Optimizers 1

Optimizers in deep learning are algorithms that adjust the model parameters to minimize a loss function. Gradient descent optimizer is the most common optimizer and you would have heard of it. There are more optimizers catering to the needs that gradient descent can not fulfill. Let’s anyways start with gradient descent.

Gradient descent optimizer

repeat until convergence:

$\theta_{j} := \theta_{j} - \alpha \frac{\partial }{\partial \theta_{j}} J(\theta)$

for j = 0 .. n

Batch gradient descent

Batch gradient descent is an optimization algorithm that updates the model’s parameters by computing the gradients of the loss function with respect to the model’s parameters for the entire training dataset. We take the average of the gradients of all the training examples and then use the mean to update our parameter.

The only drawback of this method is that if the data is too large, converging might take more time and high memory utilization.

Stochastic gradient descent

Stochastic gradient descent (SGD) is a variant of gradient descent that uses a single training example to update the model’s parameters at each iteration. This makes the algorithm very sensitive to the choice of training examples, which can sometimes lead to suboptimal solutions. However, SGD has the advantage of being computationally efficient and can also escape local minima more easily than batch or mini-batch gradient descent.

Mini-batch gradient descent

Mini-batch divides the training dataset into small subsets called mini-batches. The model’s parameters are then updated using the gradients of the loss function with respect to the model’s parameters, calculated using a single mini-batch. This allows the model to make faster progress towards the minimum of the loss function, as the gradients are calculated more frequently.
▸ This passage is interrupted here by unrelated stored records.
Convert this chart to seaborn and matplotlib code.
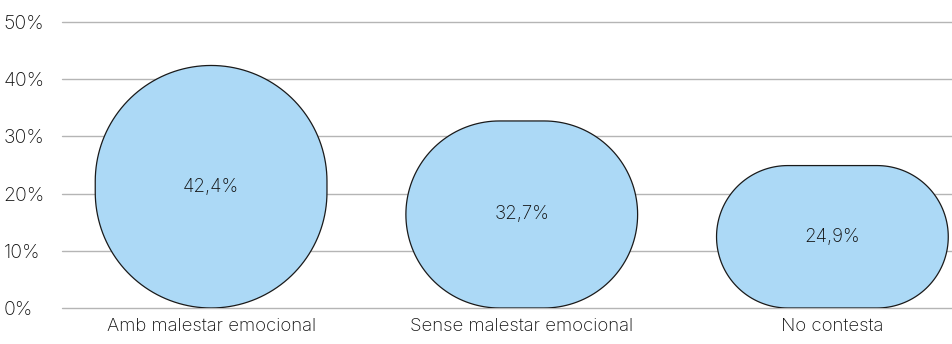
import numpy as np
import seaborn as sns
import matplotlib.pyplot as plt
from matplotlib.patches import Polygon

categories = ['Amb malestar emocional', 'Sense malestar emocional', 'No contesta']
values = [42.4, 32.7, 24.9]
value_labels = ['42,4%', '32,7%', '24,9%']
yticks = [0, 10, 20, 30, 40, 50]
ytick_labels = ['0%', '10%', '20%', '30%', '40%', '50%']

sns.set_style('white')
plt.rcParams['font.family'] = ['Inter', 'DejaVu Sans']
plt.rcParams['font.weight'] = 'light'

fig = plt.figure(figsize=(9.52, 3.44), dpi=100)
ax = fig.add_axes([62 / 952, 36 / 344, 890 / 952, 286 / 344])

bar_color = '#acd9f6'
sns.barplot(x=categories, y=values, color=bar_color, width=0.746, ax=ax, zorder=2)

ax.set_ylim(0, 50)
ax.set_xlim(-0.48, 2.385)
ax.set_yticks(yticks)
ax.set_yticklabels(ytick_labels, fontsize=14, color='#111111', ha='left')
ax.tick_params(axis='y', length=0, pad=42)
ax.tick_params(axis='x', length=0, pad=7, labelsize=13.4, labelcolor='#111111')
ax.set_xlabel('')
ax.set_ylabel('')
for s in ax.spines.values():
    s.set_visible(False)
ax.yaxis.grid(True, color='#b5b5b5', linewidth=1.0, zorder=0)
ax.set_axisbelow(True)
for gl in ax.get_ygridlines():
    gl.set_clip_on(False)

# pixel scale of the axes, used to make pill-shaped bars
fig.canvas.draw()
bbox = ax.get_window_extent()
sx = bbox.width / (ax.get_xlim()[1] - ax.get_xlim()[0])
sy = bbox.height / (ax.get_ylim()[1] - ax.get_ylim()[0])


def pill(patch):
    x0, y0 = patch.get_x(), patch.get_y()
    w, h = patch.get_width(), patch.get_height()
    r = min(w * sx, h * sy) / 2
    rx, ry = r / sx, r / sy
    pts = []
    corners = [(x0 + w - rx, y0 + h - ry, 0), (x0 + rx, y0 + h - ry, 90),
               (x0 + rx, y0 + ry, 180), (x0 + w - rx, y0 + ry, 270)]
    for cx, cy, a0 in corners:
        t = np.radians(np.linspace(a0, a0 + 90, 40))
        pts.extend(zip(cx + rx * np.cos(t), cy + ry * np.sin(t)))
    return Polygon(pts, closed=True, facecolor=bar_color, edgecolor='#1a1a1a',
                   linewidth=0.9, zorder=3)


for p in list(ax.patches):
    ax.add_patch(pill(p))
    p.remove()

for i, (v, lab) in enumerate(zip(values, value_labels)):
    ax.text(i, v / 2, lab, ha='center', va='center', fontsize=13.5,
            color='#111111', zorder=4)

fig.savefig('out.png', dpi=100)
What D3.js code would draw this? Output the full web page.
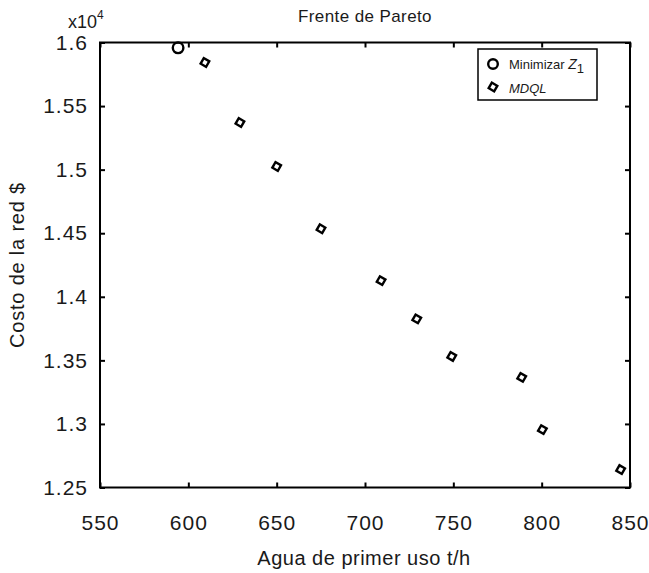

Here we need to find the optimal size of the batch such that it doesn’t overshoot global minima and doesn’t get stuck in local minima.

Now to overcome the issue or say optimize the gradient descent algorithm, there more multiple tweaks done to improvise the accuracy and learning rate of the model.

Momentum

The basic idea behind momentum is to add a term to the updates that accumulate past gradients. This term acts as a “memory” of the past gradients, which can help the optimizer to move more smoothly through the parameter space.

The first step is to track the gradient accumulation so called Velocity V.

$V(t) = \beta V(t-1) + (1 - \beta)\bigtriangledown J(\theta)$

Initially, the velocity is 0. Then, every time we calculate the gradient and keep an exponential moving average like above. The momentum optimizer uses a hyperparameter, often denoted by the Greek letter beta (β), which controls the weight of the past gradients in the updates. A high value of beta (e.g. 0.9) means that the optimizer will pay more attention to the past gradients, while a low value (e.g. 0.1) means that the optimizer will pay more attention to the current gradients.

Now for the next step:

$\theta = \theta - \alpha*V(t)$

If you observe, the momentum optimizer has just replaced the gradient with the exponential moving average of the gradient.

Nesterov accelerated gradient descent

Here we give the momentum term a kind of prescience. For the derivative of the cost function, instead of θ, we compute θ−α∗V(t), which gives us an approx of the next position of the parameter. So the velocity term is modified as,

$V(t) = \beta V(t-1) + (1 - \beta)\bigtriangledown J(\theta - \beta V(t-1))$

Momentum first computes the gradient and then makes a big jump in the direction of the accumulated gradient. NAG first makes a big jump in the direction of the accumulated gradient and then makes the correction.